Habib Al-Mulla, executive chairman of Baker & McKenzie Habib Al-Mulla law firm, said: “Free zones will now face a real challenge. They either come up with a new package of incentives or their role ends.”

Other proposed changes also represent a break from the traditional business culture in the region. Rules that required a company chairperson to be an Emirati national, and for company boards to have an Emirati majority, have also been removed.

In addition, the decree allows for the dismissal of a chairman or any other board member if a judicial judgment is issued against them for committing fraud or misuse of power, while enabling stakeholders to sue a company in civil court over any failure of duty that results in damages.

Electronic voting will also be allowed at shareholder meetings, in a departure from the requirement for a physical show of hands.

“The decree is reflective of the UAE’s forward-looking vision to open up its economy by creating a favorable legislative environment that will keep pace with the changes taking place across the global economy and supporting companies operating in the country,” the official UAE news agency, WAM, said.

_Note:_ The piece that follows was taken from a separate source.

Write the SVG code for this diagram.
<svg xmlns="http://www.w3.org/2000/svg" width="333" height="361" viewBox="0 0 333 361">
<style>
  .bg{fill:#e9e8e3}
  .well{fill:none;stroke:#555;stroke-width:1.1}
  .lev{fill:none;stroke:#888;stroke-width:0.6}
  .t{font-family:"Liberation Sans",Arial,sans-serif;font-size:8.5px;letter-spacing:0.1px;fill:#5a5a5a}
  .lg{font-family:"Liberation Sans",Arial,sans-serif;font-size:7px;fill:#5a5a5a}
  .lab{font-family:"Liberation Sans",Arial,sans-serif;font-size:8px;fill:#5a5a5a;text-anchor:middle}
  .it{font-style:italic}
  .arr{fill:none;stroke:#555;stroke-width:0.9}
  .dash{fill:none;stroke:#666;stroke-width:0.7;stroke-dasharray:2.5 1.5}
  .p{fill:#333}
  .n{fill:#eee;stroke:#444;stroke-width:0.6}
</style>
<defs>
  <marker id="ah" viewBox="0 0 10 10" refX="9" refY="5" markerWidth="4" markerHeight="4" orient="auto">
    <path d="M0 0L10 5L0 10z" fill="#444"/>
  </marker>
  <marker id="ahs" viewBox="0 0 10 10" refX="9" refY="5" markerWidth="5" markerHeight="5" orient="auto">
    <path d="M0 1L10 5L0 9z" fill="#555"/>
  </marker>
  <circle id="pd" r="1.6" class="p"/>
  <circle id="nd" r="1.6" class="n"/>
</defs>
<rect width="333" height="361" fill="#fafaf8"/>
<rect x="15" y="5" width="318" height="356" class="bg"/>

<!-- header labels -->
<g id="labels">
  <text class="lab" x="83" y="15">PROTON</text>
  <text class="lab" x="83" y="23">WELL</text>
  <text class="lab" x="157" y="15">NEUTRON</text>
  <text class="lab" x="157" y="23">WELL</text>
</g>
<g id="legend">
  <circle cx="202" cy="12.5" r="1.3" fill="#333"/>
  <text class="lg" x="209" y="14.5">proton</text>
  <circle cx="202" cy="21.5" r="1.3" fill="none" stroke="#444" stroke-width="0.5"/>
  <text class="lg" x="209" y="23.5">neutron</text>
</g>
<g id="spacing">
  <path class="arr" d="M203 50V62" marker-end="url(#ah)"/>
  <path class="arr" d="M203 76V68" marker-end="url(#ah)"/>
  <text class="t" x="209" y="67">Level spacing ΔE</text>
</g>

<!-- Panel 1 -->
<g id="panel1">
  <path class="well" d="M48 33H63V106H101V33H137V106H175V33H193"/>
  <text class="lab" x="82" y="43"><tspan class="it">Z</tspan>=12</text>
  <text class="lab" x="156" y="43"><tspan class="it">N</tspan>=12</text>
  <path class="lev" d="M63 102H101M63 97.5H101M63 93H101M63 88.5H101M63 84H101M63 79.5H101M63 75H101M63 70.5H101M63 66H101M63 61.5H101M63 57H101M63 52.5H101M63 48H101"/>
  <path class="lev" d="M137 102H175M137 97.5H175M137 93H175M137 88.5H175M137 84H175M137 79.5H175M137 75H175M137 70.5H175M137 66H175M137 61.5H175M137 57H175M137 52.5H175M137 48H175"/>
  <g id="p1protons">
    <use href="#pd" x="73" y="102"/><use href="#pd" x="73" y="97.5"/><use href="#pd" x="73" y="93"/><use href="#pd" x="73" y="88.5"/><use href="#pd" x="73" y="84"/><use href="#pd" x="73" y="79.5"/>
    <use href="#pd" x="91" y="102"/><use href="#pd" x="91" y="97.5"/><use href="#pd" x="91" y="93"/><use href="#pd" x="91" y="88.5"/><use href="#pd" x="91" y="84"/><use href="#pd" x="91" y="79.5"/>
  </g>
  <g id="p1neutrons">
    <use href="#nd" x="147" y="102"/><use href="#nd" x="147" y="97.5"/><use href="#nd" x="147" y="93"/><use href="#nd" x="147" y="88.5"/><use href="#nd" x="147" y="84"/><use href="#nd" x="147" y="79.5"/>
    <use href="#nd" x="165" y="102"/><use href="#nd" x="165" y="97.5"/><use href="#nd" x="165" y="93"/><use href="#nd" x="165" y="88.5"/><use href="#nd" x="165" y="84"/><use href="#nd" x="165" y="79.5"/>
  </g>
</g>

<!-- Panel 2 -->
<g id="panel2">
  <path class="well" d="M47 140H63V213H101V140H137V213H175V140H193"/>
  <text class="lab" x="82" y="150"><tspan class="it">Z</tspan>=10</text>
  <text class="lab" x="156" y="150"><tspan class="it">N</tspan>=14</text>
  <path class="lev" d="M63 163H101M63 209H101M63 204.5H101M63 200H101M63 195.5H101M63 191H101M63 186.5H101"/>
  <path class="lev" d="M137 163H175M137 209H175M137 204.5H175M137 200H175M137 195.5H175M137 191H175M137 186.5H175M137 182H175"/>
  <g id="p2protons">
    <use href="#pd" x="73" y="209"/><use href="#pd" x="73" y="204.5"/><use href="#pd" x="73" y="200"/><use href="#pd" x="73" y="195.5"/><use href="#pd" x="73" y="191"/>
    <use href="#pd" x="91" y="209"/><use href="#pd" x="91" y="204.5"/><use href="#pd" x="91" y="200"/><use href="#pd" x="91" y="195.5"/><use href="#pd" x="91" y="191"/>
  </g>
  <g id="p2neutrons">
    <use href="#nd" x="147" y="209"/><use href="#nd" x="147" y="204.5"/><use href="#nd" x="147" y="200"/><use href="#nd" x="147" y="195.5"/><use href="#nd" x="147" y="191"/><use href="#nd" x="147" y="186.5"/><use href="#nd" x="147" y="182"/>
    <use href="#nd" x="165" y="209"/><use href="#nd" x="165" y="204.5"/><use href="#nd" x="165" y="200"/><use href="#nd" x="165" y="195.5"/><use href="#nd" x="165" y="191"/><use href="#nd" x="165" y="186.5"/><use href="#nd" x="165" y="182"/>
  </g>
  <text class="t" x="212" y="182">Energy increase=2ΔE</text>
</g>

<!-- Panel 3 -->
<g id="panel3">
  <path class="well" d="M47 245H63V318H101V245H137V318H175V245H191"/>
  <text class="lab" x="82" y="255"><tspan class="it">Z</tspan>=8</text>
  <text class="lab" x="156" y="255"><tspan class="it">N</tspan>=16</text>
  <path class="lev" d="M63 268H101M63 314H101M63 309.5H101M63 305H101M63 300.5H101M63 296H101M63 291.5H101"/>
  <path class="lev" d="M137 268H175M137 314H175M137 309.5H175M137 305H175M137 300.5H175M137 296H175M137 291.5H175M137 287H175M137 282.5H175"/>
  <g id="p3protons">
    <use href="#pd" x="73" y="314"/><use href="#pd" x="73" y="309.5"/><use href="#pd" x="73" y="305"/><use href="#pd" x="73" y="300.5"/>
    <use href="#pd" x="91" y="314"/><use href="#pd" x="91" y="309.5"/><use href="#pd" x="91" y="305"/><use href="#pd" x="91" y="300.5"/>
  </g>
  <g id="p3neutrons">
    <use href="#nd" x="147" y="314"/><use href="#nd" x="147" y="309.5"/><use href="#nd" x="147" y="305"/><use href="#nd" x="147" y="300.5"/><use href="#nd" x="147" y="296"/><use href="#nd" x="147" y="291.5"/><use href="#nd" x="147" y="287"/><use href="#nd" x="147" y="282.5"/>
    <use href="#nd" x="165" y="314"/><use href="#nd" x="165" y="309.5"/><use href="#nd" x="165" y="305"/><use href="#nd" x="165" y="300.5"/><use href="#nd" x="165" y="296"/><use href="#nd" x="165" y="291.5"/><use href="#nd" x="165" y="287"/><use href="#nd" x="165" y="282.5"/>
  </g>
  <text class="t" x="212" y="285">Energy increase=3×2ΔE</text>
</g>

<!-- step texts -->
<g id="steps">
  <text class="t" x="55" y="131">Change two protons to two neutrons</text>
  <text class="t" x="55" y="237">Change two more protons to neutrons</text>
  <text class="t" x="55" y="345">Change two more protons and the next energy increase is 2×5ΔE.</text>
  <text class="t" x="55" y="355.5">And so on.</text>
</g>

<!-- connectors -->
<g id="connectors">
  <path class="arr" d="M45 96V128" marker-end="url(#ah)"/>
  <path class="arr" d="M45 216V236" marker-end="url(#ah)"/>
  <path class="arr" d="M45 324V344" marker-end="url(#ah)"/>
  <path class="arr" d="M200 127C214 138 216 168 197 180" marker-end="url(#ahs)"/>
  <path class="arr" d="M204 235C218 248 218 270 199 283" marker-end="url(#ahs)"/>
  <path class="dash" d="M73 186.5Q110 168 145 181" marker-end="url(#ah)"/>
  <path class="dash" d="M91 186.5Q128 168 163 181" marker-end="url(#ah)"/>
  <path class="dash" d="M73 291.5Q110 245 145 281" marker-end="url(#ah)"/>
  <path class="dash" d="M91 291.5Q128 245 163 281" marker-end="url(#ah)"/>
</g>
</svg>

Some sectors regarded as of strategic importance — such as energy, utilities, and government-owned businesses — will be exempt from the new rules, and there is a certain amount of discretion given to local authorities in setting rules regarding Emirati directors and determining fees and charges payable under the new regulations.

This week’s changes are the latest in a series of reforms that have been accelerated in the UAE since the COVID-19 pandemic recession struck an already sluggish business scene.

New rules on residency visas have been introduced to alleviate problems in the real estate market, especially in Dubai, as well as a range of changes to social and lifestyle reforms.

“Along with the change in visa regulations, the new reforms will boost the UAE’s growth prospects,” Saidi said.

Ziad Daoud, Dubai-based chief emerging markets economist at Bloomberg, said: “Diversifying stock markets away from oil requires attracting foreign investment as well as fixing the distorted labor market. Most other measures are cosmetic. We’ll see how they are implemented, but the initial assessment of the new regulations is positive.”